GIVEN EXERCISE: Copy exactly the lines from the beginning of the data down to and including the line holding "const yTickLabels = ['0', '0.9', '1.8', '2.7', '3.6', '4.5'];", without any pictures.

SOURCE MATERIAL:
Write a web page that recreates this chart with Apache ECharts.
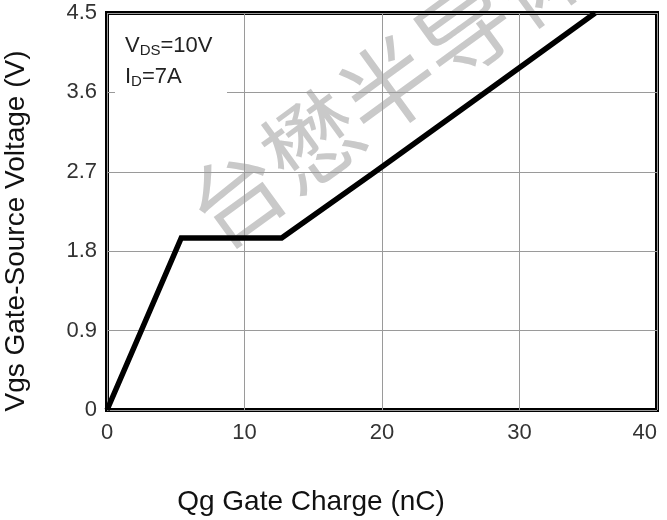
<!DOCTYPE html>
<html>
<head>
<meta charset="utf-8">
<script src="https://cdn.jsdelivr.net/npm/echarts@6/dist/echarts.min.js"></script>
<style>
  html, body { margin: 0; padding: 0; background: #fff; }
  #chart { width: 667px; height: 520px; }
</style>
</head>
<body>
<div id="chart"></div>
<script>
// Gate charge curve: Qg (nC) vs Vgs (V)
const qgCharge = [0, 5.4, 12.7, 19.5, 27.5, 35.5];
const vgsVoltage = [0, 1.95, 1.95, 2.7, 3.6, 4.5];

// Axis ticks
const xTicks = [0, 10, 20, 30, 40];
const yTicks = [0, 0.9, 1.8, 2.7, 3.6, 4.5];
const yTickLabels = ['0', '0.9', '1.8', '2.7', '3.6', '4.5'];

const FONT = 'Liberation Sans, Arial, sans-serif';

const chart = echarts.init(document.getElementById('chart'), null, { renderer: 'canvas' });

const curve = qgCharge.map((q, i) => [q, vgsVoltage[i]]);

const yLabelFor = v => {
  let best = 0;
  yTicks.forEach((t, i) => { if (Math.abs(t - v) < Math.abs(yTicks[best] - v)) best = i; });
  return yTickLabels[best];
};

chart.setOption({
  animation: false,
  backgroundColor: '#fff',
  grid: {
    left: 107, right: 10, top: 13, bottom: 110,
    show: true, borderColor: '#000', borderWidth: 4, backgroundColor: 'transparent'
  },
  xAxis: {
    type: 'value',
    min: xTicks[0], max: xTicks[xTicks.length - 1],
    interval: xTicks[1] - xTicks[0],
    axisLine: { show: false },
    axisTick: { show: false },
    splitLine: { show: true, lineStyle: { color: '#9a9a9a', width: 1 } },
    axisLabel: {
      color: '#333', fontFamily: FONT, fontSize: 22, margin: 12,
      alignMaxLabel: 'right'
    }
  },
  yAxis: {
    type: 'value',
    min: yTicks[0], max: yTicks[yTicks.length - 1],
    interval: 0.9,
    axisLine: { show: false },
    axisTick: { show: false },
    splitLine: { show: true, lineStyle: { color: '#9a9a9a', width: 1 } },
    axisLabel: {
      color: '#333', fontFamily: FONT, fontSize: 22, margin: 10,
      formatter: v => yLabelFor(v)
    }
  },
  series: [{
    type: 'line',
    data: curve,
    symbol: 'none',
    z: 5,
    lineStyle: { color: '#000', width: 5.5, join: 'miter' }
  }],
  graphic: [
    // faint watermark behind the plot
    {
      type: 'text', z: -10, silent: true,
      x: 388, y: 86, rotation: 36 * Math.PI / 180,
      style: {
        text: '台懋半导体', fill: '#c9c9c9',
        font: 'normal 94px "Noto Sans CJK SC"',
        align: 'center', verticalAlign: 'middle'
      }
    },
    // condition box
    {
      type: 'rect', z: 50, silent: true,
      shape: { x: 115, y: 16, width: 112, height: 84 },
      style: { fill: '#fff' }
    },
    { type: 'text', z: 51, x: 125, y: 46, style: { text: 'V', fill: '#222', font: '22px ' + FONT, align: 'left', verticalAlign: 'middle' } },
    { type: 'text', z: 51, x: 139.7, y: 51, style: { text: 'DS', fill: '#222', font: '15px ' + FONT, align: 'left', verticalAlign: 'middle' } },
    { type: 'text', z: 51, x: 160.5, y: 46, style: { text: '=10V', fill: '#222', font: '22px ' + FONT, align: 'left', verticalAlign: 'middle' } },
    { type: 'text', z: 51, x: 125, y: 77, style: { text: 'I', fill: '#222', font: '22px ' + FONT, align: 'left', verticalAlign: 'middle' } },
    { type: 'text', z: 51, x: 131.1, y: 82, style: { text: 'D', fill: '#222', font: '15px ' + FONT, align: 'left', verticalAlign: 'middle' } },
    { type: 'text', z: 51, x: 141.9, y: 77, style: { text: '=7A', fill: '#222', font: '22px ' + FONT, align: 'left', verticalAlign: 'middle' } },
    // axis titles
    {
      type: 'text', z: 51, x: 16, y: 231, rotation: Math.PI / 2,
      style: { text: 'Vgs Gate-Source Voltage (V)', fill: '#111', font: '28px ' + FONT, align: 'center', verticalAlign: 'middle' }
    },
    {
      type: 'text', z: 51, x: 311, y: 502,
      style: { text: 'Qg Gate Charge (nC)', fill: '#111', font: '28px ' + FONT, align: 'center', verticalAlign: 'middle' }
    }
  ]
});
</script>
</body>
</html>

EXERCISE RESPONSE:
Write a web page that recreates this chart with Apache ECharts.
<!DOCTYPE html>
<html>
<head>
<meta charset="utf-8">
<script src="https://cdn.jsdelivr.net/npm/echarts@6/dist/echarts.min.js"></script>
<style>
  html, body { margin: 0; padding: 0; background: #fff; }
  #chart { width: 667px; height: 520px; }
</style>
</head>
<body>
<div id="chart"></div>
<script>
// Gate charge curve: Qg (nC) vs Vgs (V)
const qgCharge = [0, 5.4, 12.7, 19.5, 27.5, 35.5];
const vgsVoltage = [0, 1.95, 1.95, 2.7, 3.6, 4.5];

// Axis ticks
const xTicks = [0, 10, 20, 30, 40];
const yTicks = [0, 0.9, 1.8, 2.7, 3.6, 4.5];
const yTickLabels = ['0', '0.9', '1.8', '2.7', '3.6', '4.5'];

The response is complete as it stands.